LA CINÉMATHÈQUE FRANÇAISE
In 1936, Henri Langlois, cinephile and visionary, created La Cinémathèque française in order to save films, costumes, sets, posters and other treasures of the cinema from their destruction. He was one of the first to consider cinema as an art to preserve, restore and show. Eight decades later, La Cinémathèque française unveils the cinema in a unique way thanks to exhibitions in the screening room and the museum, and one of the most important collections of cinema in the world. By its originality, its singularity and its size, this collection constitutes an inexhaustible resource for the study of art and film industry. Almost all countries are represented, from French, Italian, Soviet silent art, to Hollywood classics, to experimental and contemporary cinema. It is a unique collection, fragile, with extremely varied supports and delicate preservation, which is regularly enriched with exceptional pieces.

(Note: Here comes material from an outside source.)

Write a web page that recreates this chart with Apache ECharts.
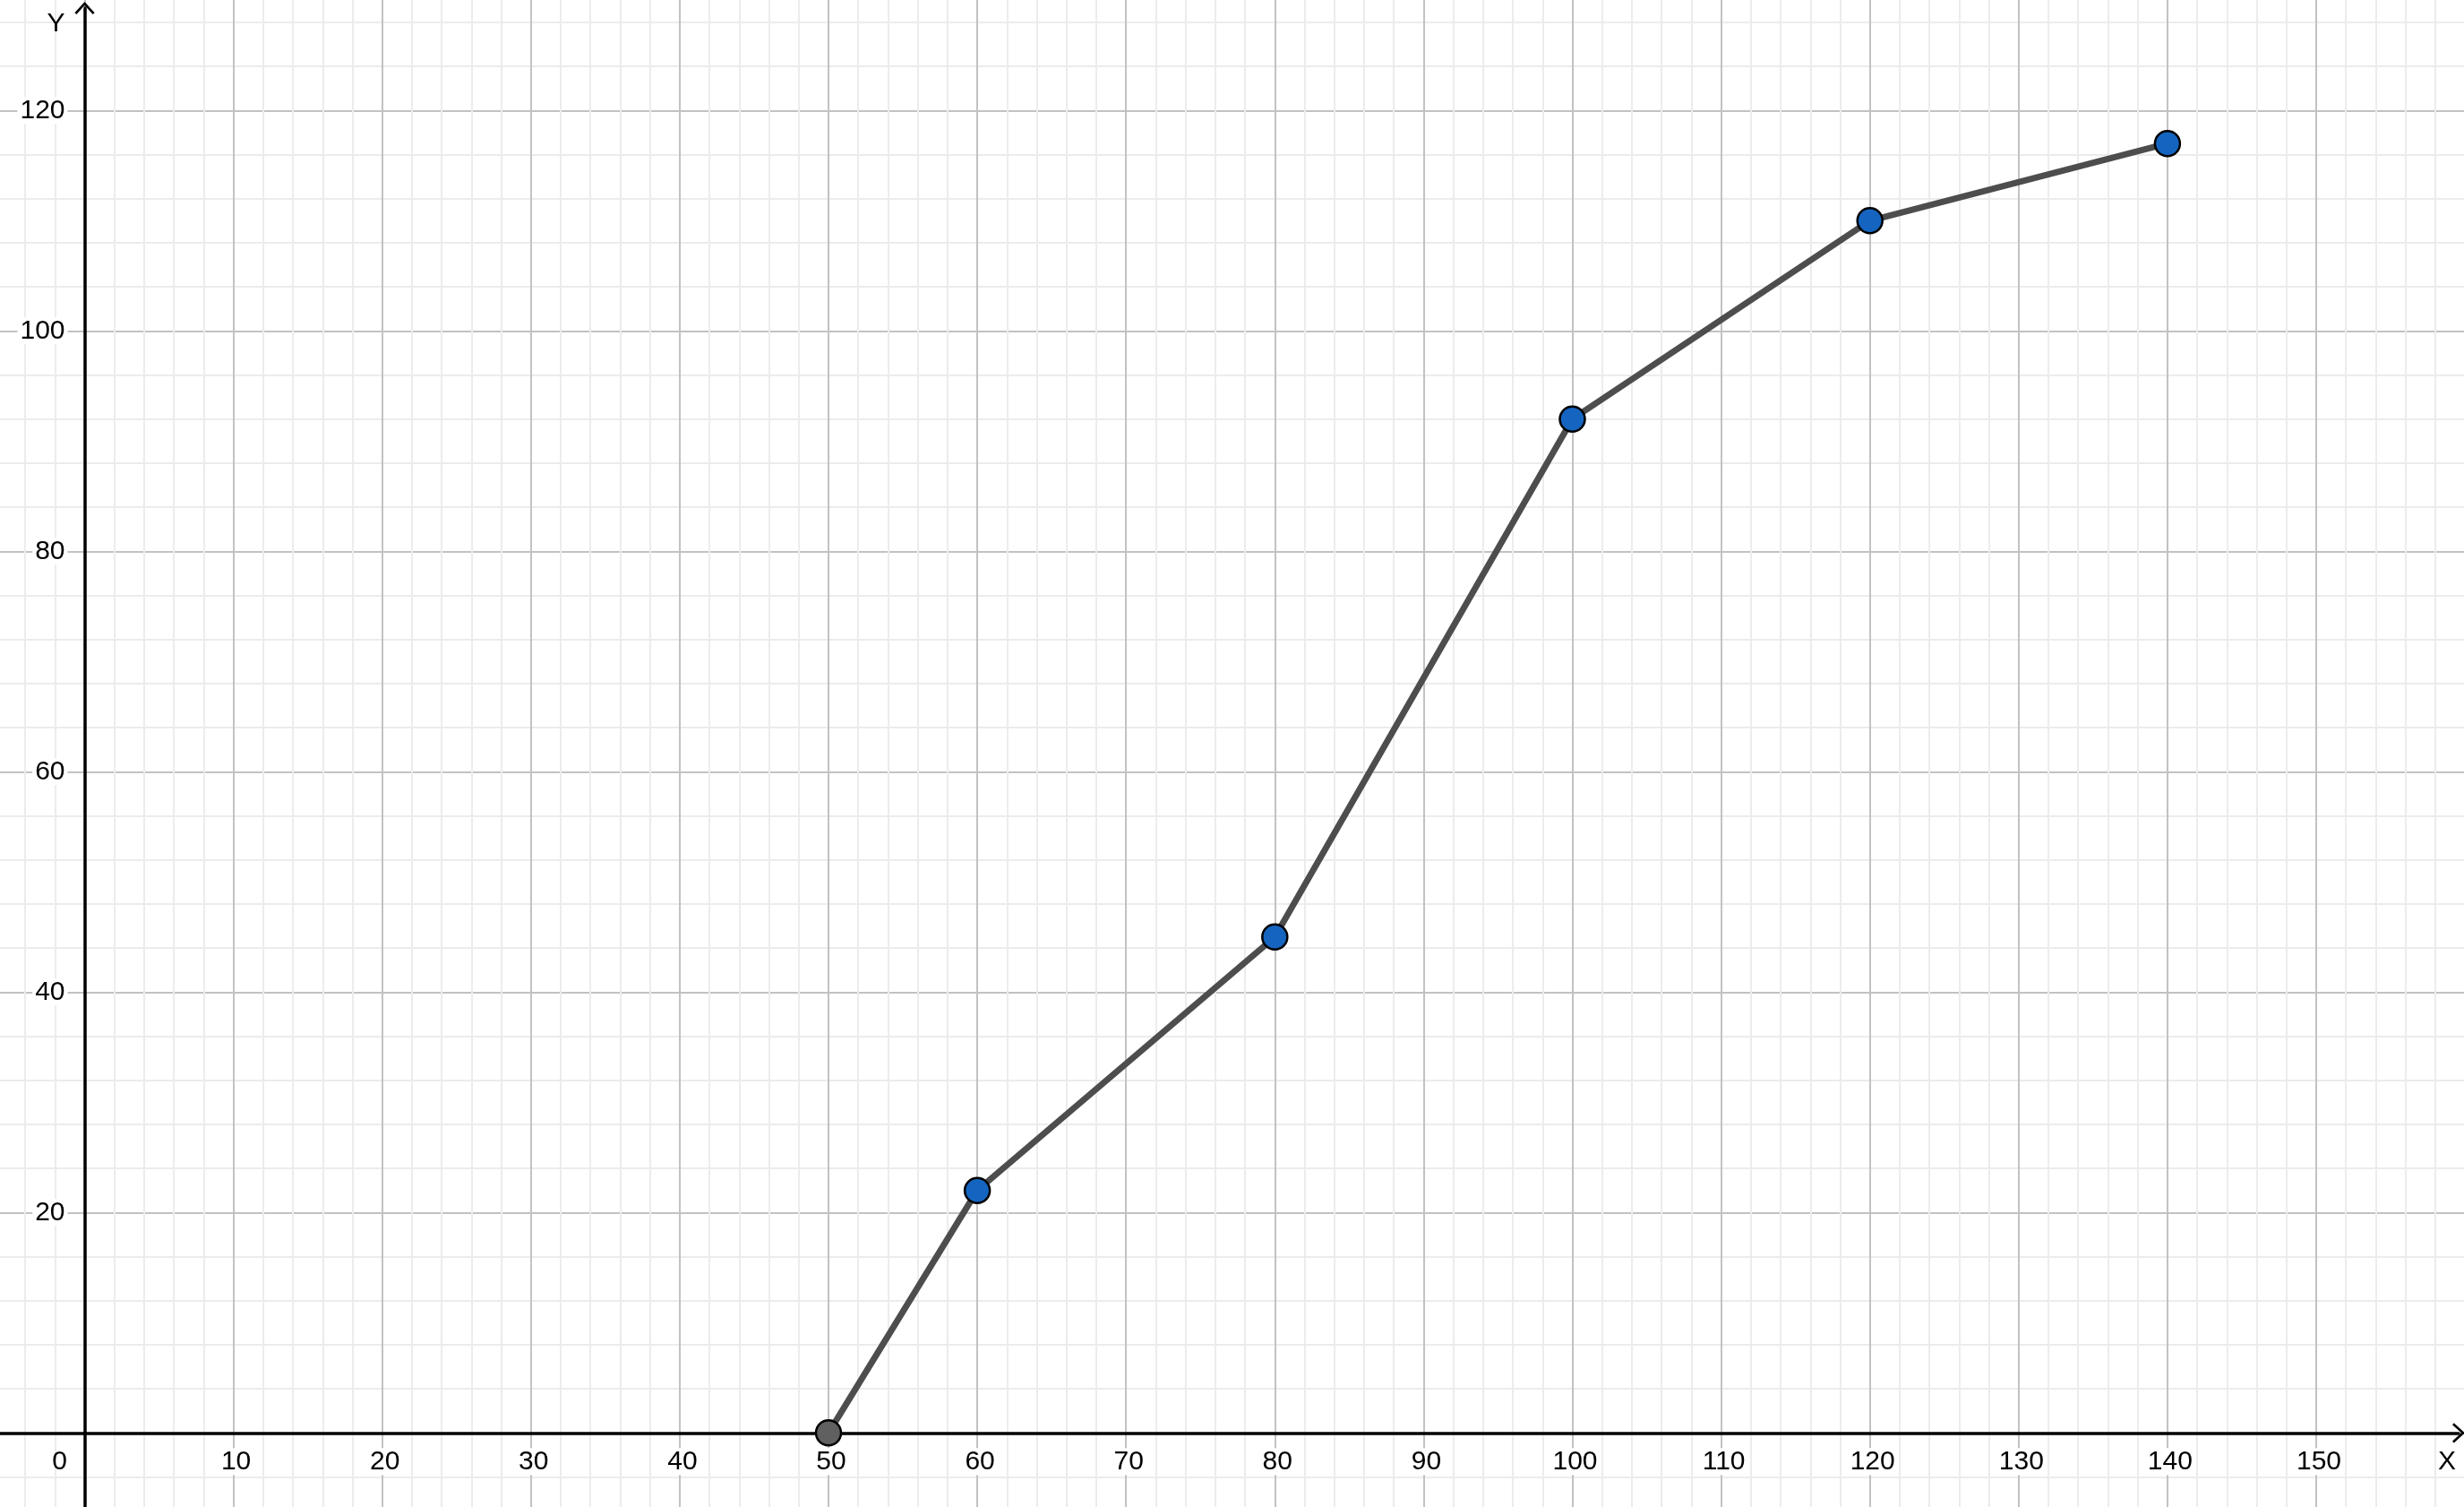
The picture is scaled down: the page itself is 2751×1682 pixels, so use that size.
<!DOCTYPE html>
<html>
<head>
<meta charset="utf-8">
<script src="https://cdn.jsdelivr.net/npm/echarts@6/dist/echarts.min.js"></script>
<style>
  html, body { margin: 0; padding: 0; background: #fff; }
  #chart { width: 2751px; height: 1682px; }
</style>
</head>
<body>
<div id="chart"></div>
<script>
// data
const xValues = [50, 60, 80, 100, 120, 140];
const yValues = [0, 22, 45, 92, 110, 117];
const xLabelRange = [0, 150];
const yLabelRange = [20, 120];

const FONT = 'Liberation Sans, Arial, sans-serif';
const MAJOR = '#c2c2c2';
const MINOR = '#ececec';
// open chevron pointing up, the axis code rotates it
const CHEVRON = 'path://M0,11 L10,0 L20,11 L18.2,12.6 L10,3.6 L1.8,12.6 Z';

const chart = echarts.init(document.getElementById('chart'));

const txt = { fontFamily: FONT, fontSize: 30, color: '#000' };
// tick labels get a white box that cuts the grid line, the origin "0" does not
const labelRich = {
    xn: { ...txt, backgroundColor: '#fff', padding: [0, 3, 0, 9] },
    yn: { ...txt, backgroundColor: '#fff', padding: [0, 3] },
    o: { ...txt, padding: [0, 56, 0, 0] }
};

// background grid is a bit bigger than the canvas so the ticks land on round numbers;
// its axes are pulled in with a negative offset so the labels sit on the zero lines
chart.setOption({
    animation: false,
    backgroundColor: '#fff',
    grid: [
        { left: -71.6, right: -1.1, top: -122.7, bottom: -163.3, outerBoundsMode: 'none', containLabel: false },
        // visible window, only used for the two arrowed axis lines
        { left: 0, right: 6, top: 9, bottom: 0, outerBoundsMode: 'none', containLabel: false }
    ],
    xAxis: [{
        type: 'value', gridIndex: 0, min: -10, max: 160, interval: 10,
        position: 'bottom', offset: -246,
        axisLine: { show: false, onZero: false },
        axisTick: { show: false },
        minorTick: { show: false, splitNumber: 5 },
        splitLine: { show: true, lineStyle: { color: MAJOR, width: 2 } },
        minorSplitLine: { show: true, lineStyle: { color: MINOR, width: 2 } },
        axisLabel: {
            show: true, margin: 17, hideOverlap: false,
            showMinLabel: true, showMaxLabel: true,
            ...txt,
            formatter: v => {
                if (v < xLabelRange[0] || v > xLabelRange[1]) return '';
                if (v === 0) return '{o|0}';
                return '{xn|' + v + '}';
            },
            rich: labelRich
        }
    }, {
        type: 'value', gridIndex: 1, min: -5.69, max: 159.57,
        name: 'X', nameLocation: 'end', nameGap: -13,
        nameTextStyle: { ...txt, align: 'center', verticalAlign: 'top', padding: [17, 0, 0, 0] },
        axisLine: {
            show: true, onZero: true,
            symbol: ['none', CHEVRON], symbolSize: [26, 14], symbolOffset: [0, 0],
            lineStyle: { color: '#000', width: 3.5 }
        },
        axisTick: { show: false }, axisLabel: { show: false },
        splitLine: { show: false }
    }],
    yAxis: [{
        type: 'value', gridIndex: 0, min: -20, max: 140, interval: 20,
        position: 'left', offset: -166.1,
        axisLine: { show: false, onZero: false },
        axisTick: { show: false },
        minorTick: { show: false, splitNumber: 5 },
        splitLine: { show: true, lineStyle: { color: MAJOR, width: 2 } },
        minorSplitLine: { show: true, lineStyle: { color: MINOR, width: 2 } },
        axisLabel: {
            show: true, margin: 19, hideOverlap: false,
            ...txt,
            formatter: v => (v < yLabelRange[0] || v > yLabelRange[1]) ? '' : '{yn|' + v + '}',
            rich: labelRich
        }
    }, {
        type: 'value', gridIndex: 1, min: -6.72, max: 129.29,
        name: 'Y', nameLocation: 'end', nameGap: -18,
        nameTextStyle: { ...txt, align: 'right', verticalAlign: 'middle', padding: [0, 22, 0, 0] },
        axisLine: {
            show: true, onZero: true,
            symbol: ['none', CHEVRON], symbolSize: [26, 14], symbolOffset: [0, 0],
            lineStyle: { color: '#000', width: 3.5 }
        },
        axisTick: { show: false }, axisLabel: { show: false },
        splitLine: { show: false }
    }],
    series: [{
        type: 'line',
        xAxisIndex: 0, yAxisIndex: 0,
        data: xValues.map((x, i) => [x, yValues[i]]),
        z: 5,
        symbol: 'circle',
        symbolSize: 28,
        lineStyle: { color: '#4d4d4d', width: 7 },
        itemStyle: {
            color: p => p.dataIndex === 0 ? '#606060' : '#1565c0',
            borderColor: '#000',
            borderWidth: 2.5
        },
        emphasis: { disabled: true }
    }]
});
</script>
</body>
</html>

NATIONAL FILM ARCHIVE OF INDIA (NFAI)
The NFAI is the largest film archive in India. It is the principal custodian of one of the most prolific and diverse film patrimonies in the world. The NFAI’s Charter includes the promotion of film scholarship and research on cinema, furthering the global outreach of Indian cinema and showcasing the wealth of India’s cinematic legacy to audiences across the country.
FILMS DIVISION OF INDIA
Films Division of India was established in 1948 to articulate the energy of a newly independent nation. For more than six decades, the organization has relentlessly striven to maintain a record of the social, political and cultural imaginations and realities of the country on film. It has actively worked in encouraging and promoting a culture of film-making in India that respects individual vision and social commitment. It is the main film-medium organization of the Government of India and is well equipped with trained film personnel, cameras, recording and editing facilities. This infrastructure is put to use to assist in-house as well as free-lance film makers and producers. In its archives, the Films Division of India holds more than 8000 titles including priceless INRs (Indian News Review), documentaries, short films and animation films.